In terms of my own therapists, I'm pretty sick of cycling through them. I think my current one has overstepped a lot (insisting my grandma isn't being neglected, and that she was most likely abusive so no one has to take care of her---my therapist has so few details, and there is absolutely no way to know what my grandma was like as a parent, regardless of what we might suspect. I think she had issues, but I have no actual evidence that she was severely abusive or solely responsible for creating the cruel people my father and aunt have become. I am open to the possibility, but the truth of the matter is we just don't have this information, and neglecting an elderly, isolated, non-English speaking person is inexcusable imo, in my value system, especially when there are financial resources and other people willing to be caregivers. But I guess she felt the need to impose this value and assumption on me).
It all just feels alienating and useless, and I guess I'm supposed to buy that I'll never heal from trauma unless I submit myself to these alienating interactions and imbalanced power dynamics in which I feel like people aren't even really listening, in which half the time, they're just projecting their own shit onto me? I don't know, I leave therapy feeling like shit about myself, like I'm perceiving my own life inaccurately. She even made a comment about an adult who was creepy to me when I was a child/young teen just "trying to protect my purity" AFTER I mentioned that this adult said and did some inappropriate things.

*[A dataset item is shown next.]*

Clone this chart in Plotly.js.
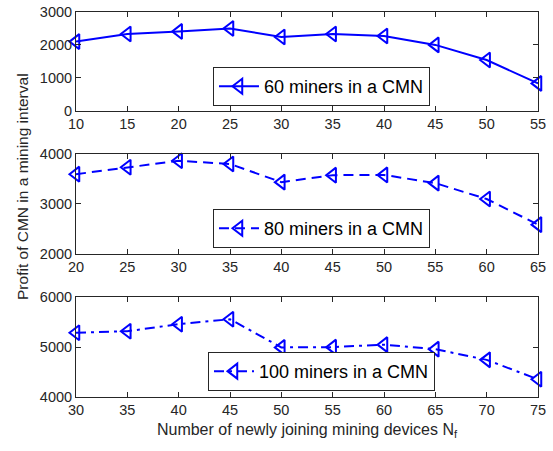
<!DOCTYPE html>
<html>
<head>
<meta charset="utf-8">
<script src="https://cdn.plot.ly/plotly-3.0.1.min.js"></script>
<style>html,body{margin:0;padding:0;background:#fff;}#chart{width:553px;height:451px;}</style>
</head>
<body>
<div id="chart"></div>
<script>
// Data
const x60 = [10, 15, 20, 25, 30, 35, 40, 45, 50, 55];
const profit60 = [2100, 2330, 2410, 2500, 2240, 2330, 2270, 2000, 1540, 830];
const x80 = [20, 25, 30, 35, 40, 45, 50, 55, 60, 65];
const profit80 = [3600, 3740, 3870, 3805, 3440, 3580, 3585, 3420, 3100, 2585];
const x100 = [30, 35, 40, 45, 50, 55, 60, 65, 70, 75];
const profit100 = [5290, 5320, 5460, 5560, 4995, 5000, 5050, 4960, 4745, 4355];
const names = ["60 miners in a CMN", "80 miners in a CMN", "100 miners in a CMN"];
const xTitle = "Number of newly joining mining devices N<sub>f</sub>";
const yTitle = "Profit of CMN in a mining interval";

const FONT = "Liberation Sans, Arial, Helvetica, sans-serif";
const TXT = "#262626";
const BLUE = "#0000ff";

function trace(x, y, name, xa, ya, dash, leg) {
  return {
    x: x, y: y, name: name, xaxis: xa, yaxis: ya, legend: leg,
    type: "scatter", mode: "lines+markers", cliponaxis: false,
    line: {color: BLUE, width: 2, dash: dash},
    marker: {symbol: "triangle-left-open", size: 13, color: BLUE, line: {width: 2, color: BLUE}}
  };
}

const data = [
  trace(x60, profit60, names[0], "x", "y", "solid", "legend"),
  trace(x80, profit80, names[1], "x2", "y2", "10px,6px", "legend2"),
  trace(x100, profit100, names[2], "x3", "y3", "10px,5px,3px,5px", "legend3")
];

function xax(rng, anchor, extra) {
  return Object.assign({
    range: rng, dtick: 5, anchor: anchor, ticks: "inside", ticklen: 5, tickcolor: TXT,
    showline: true, linecolor: TXT, linewidth: 1, mirror: "ticks", showgrid: false, zeroline: false,
    tickfont: {family: FONT, size: 14.5, color: TXT}
  }, extra || {});
}
function yax(rng, dom, anchor) {
  return {
    range: rng, dtick: 1000, domain: dom, anchor: anchor, ticks: "inside", ticklen: 5, tickcolor: TXT,
    showline: true, linecolor: TXT, linewidth: 1, mirror: "ticks", showgrid: false, zeroline: false,
    tickfont: {family: FONT, size: 14.5, color: TXT}
  };
}
function leg(x, y) {
  return {
    x: x, y: y, xanchor: "left", yanchor: "top", bgcolor: "#fff",
    bordercolor: TXT, borderwidth: 1, font: {family: FONT, size: 18, color: "#000"},
    itemwidth: 40, tracegroupgap: 0
  };
}

const layout = {
  width: 553, height: 451,
  margin: {l: 76, r: 15, t: 12, b: 54},
  paper_bgcolor: "#fff", plot_bgcolor: "#fff",
  font: {family: FONT, color: TXT},
  showlegend: true,
  xaxis: xax([10, 55], "y"),
  yaxis: yax([0, 3000], [0.7436, 1.0], "x"),
  xaxis2: xax([20, 65], "y2"),
  yaxis2: yax([2000, 4000], [0.3722, 0.6304], "x2"),
  xaxis3: xax([30, 75], "y3", {title: {text: xTitle, font: {family: FONT, size: 16, color: TXT}, standoff: 6}}),
  yaxis3: yax([4000, 6000], [0, 0.259], "x3"),
  legend: leg(0.2965, 0.857),
  legend2: leg(0.2965, 0.488),
  legend3: leg(0.2857, 0.117),
  annotations: [{
    text: yTitle, xref: "paper", yref: "paper", x: -0.117, y: 0.548,
    xanchor: "center", yanchor: "middle", textangle: -90, showarrow: false,
    font: {family: FONT, size: 15.5, color: TXT}
  }]
};

Plotly.newPlot("chart", data, layout, {displayModeBar: false, staticPlot: true});
</script>
</body>
</html>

My actual therapist aside, I think my friend who happens to be a therapist is the one who has really burned me. I feel like they needed to see me as crazy/broken to build themselves up, and from what I've heard, the way they're behaving with clients also concerns me. Being in this one-on-one dynamic with people who have the potential to overstep and abuse power really scares me and does not feel worth it, but I am coming up against the fact that everyone acts like this is the only way to really heal. For instance, when I told my other friend that I was "going back to therapy" after a traumatic family event, the friend said "I'm proud of you" ( they meant well) as if that was the healthy thing to do, or as if my previous resistance ( only after decades of trying) was somehow unhealthy or unenlightened. I don't know--does anyone have any resources that are therapy-critical while still encouraging healing and hope?
It just seems like the more invested in therapy-speak/culture someone is, the more callous and judgemental they tend to be. It makes me so sad, and I really don't want to become like this myself.
I am wondering if anyone else has arrived here through a therapist in their lives ( friend, partner, etc.), not just their own therapist. I am also curious about any resources about trauma healing, not through one-on-one therapy, that anyone has. I want space from this stuff, but I don't want to give up on healing, growing, etc.